_RECORDS TO PROCESS_.

::::::::

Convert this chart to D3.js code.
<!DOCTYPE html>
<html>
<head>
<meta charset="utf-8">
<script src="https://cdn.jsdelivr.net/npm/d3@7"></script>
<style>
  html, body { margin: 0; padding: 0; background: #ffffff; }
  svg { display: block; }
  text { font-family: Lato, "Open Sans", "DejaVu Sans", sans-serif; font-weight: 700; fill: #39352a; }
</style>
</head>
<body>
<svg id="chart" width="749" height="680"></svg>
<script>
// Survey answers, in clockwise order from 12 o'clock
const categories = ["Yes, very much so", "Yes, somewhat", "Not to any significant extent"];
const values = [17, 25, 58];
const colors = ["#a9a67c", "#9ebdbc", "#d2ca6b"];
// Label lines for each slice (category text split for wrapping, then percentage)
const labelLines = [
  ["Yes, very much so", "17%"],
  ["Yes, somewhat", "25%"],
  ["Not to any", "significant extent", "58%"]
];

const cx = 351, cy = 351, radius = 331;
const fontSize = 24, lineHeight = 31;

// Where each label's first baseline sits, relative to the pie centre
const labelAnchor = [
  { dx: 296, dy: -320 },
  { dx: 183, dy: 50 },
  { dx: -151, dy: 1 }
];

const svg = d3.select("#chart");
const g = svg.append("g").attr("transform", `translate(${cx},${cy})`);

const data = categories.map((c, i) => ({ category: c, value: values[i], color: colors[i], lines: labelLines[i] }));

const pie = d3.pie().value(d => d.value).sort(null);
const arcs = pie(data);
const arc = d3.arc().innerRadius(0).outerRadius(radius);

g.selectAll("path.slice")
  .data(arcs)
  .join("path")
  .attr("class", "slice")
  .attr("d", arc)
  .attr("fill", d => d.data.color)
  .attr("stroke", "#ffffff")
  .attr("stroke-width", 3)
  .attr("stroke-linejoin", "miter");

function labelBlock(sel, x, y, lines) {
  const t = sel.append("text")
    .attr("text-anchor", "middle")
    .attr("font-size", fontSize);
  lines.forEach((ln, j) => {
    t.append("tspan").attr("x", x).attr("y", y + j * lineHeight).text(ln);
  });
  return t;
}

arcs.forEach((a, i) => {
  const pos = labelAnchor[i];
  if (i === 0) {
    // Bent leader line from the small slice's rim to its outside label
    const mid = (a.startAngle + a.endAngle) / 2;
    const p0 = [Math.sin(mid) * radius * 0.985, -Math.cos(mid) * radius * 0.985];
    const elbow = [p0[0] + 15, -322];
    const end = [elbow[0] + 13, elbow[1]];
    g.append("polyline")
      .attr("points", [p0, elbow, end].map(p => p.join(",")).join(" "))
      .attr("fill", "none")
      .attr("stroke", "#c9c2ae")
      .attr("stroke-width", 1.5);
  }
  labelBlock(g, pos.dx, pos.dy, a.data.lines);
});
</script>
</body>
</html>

::::::::

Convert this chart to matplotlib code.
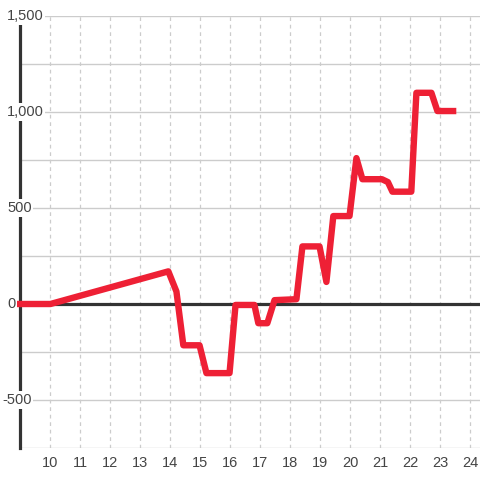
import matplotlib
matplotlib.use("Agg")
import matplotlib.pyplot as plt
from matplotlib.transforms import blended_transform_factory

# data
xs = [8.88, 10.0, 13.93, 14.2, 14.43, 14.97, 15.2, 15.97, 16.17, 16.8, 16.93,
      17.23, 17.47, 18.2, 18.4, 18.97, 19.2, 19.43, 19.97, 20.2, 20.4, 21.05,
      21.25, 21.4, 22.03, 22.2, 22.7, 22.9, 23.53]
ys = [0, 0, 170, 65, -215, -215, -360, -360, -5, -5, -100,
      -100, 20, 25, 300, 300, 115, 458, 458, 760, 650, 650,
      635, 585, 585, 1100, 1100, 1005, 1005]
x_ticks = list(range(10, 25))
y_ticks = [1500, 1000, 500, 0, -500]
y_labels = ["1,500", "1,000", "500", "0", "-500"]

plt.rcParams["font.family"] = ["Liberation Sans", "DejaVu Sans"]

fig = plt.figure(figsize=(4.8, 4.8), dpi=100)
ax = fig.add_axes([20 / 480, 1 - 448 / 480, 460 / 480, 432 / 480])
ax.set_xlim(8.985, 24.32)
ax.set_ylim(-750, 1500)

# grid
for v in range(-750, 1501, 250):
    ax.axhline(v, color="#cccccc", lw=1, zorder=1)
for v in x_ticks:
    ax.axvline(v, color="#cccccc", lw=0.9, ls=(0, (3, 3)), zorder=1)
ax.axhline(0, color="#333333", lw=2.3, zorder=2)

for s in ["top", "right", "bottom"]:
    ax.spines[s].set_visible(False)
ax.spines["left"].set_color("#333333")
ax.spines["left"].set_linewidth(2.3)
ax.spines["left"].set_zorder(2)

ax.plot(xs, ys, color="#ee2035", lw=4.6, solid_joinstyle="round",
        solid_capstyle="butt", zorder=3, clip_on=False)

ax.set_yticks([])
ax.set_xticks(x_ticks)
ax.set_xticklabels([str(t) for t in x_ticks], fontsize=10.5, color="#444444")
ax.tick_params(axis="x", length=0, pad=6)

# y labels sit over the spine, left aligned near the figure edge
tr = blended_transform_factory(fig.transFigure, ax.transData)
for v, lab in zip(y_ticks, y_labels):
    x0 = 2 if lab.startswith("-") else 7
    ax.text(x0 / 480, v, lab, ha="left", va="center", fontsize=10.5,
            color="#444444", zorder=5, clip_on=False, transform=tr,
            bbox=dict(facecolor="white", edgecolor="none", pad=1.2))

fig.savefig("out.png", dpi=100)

::::::::

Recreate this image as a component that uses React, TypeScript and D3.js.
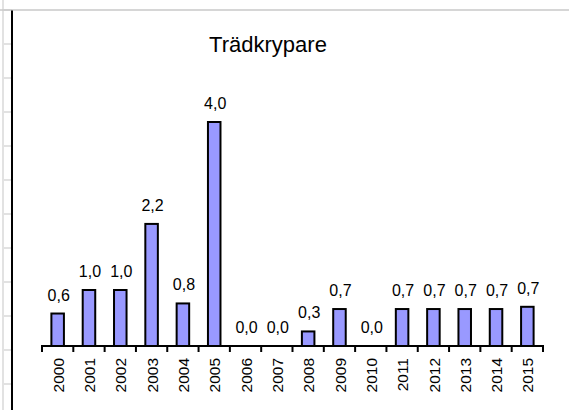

::::::::

_WHAT TO WORK ON_. Report how many lines in the listing above include the word "chart". Give nothing but the number.

_EXERCISE OUTPUT_. 4